▶ What needs to be done
Search the data below for "this"; list each line that holds it.

▶ Recorded information
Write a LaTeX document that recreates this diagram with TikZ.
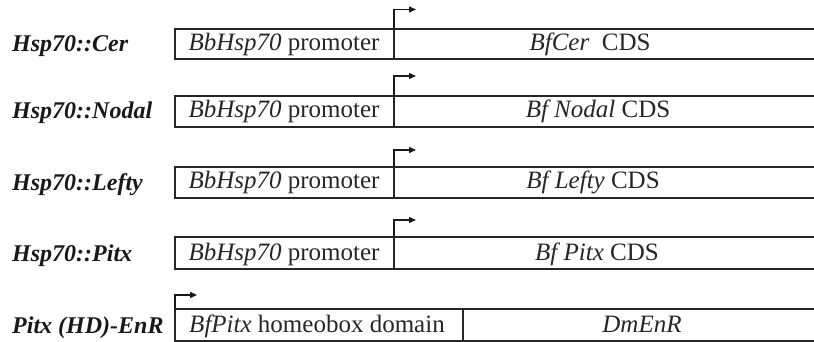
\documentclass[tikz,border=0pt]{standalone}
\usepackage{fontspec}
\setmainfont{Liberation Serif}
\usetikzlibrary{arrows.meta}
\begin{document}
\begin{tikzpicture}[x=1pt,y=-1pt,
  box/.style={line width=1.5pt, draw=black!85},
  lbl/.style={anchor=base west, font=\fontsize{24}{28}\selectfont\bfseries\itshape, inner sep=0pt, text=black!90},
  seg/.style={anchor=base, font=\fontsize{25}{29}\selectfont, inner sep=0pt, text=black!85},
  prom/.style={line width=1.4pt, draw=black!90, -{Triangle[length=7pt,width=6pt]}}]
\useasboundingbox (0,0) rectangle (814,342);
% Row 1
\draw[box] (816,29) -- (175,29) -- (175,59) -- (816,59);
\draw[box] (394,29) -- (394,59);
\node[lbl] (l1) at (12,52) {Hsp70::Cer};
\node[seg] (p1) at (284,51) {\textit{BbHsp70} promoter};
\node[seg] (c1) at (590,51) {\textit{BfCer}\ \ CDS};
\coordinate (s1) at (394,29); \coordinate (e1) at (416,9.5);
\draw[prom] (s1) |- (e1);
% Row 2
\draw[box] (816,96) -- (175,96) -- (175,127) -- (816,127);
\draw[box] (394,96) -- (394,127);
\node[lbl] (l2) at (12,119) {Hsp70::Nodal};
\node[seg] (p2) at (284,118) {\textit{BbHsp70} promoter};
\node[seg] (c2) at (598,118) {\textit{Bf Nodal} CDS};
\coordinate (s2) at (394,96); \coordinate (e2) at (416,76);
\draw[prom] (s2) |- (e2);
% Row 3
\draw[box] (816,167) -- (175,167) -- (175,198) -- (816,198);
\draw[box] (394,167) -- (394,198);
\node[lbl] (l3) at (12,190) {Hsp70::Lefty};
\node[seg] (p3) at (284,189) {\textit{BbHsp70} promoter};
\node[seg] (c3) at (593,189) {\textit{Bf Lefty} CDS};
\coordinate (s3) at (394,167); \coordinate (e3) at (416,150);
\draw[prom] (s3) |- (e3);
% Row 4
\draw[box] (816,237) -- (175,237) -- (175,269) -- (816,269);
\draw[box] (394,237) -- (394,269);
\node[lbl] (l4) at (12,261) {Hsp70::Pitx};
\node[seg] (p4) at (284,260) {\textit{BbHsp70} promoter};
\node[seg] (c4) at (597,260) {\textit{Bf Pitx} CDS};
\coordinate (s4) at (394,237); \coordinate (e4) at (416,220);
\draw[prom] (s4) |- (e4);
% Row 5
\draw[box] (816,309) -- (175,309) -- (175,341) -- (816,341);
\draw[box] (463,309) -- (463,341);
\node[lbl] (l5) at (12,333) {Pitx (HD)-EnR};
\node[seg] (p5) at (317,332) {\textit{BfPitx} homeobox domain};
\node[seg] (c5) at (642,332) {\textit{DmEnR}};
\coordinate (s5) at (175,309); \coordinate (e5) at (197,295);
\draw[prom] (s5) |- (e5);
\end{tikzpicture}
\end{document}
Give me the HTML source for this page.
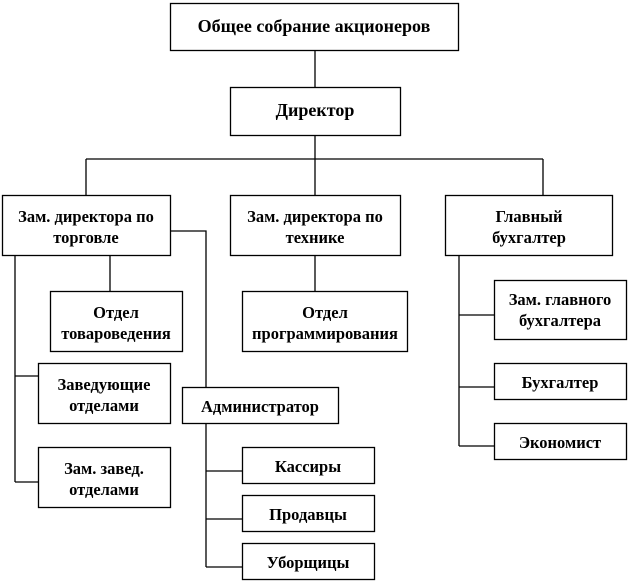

▶ Correct result
Write a LaTeX document that recreates this diagram with TikZ.
Give me the HTML source for this page.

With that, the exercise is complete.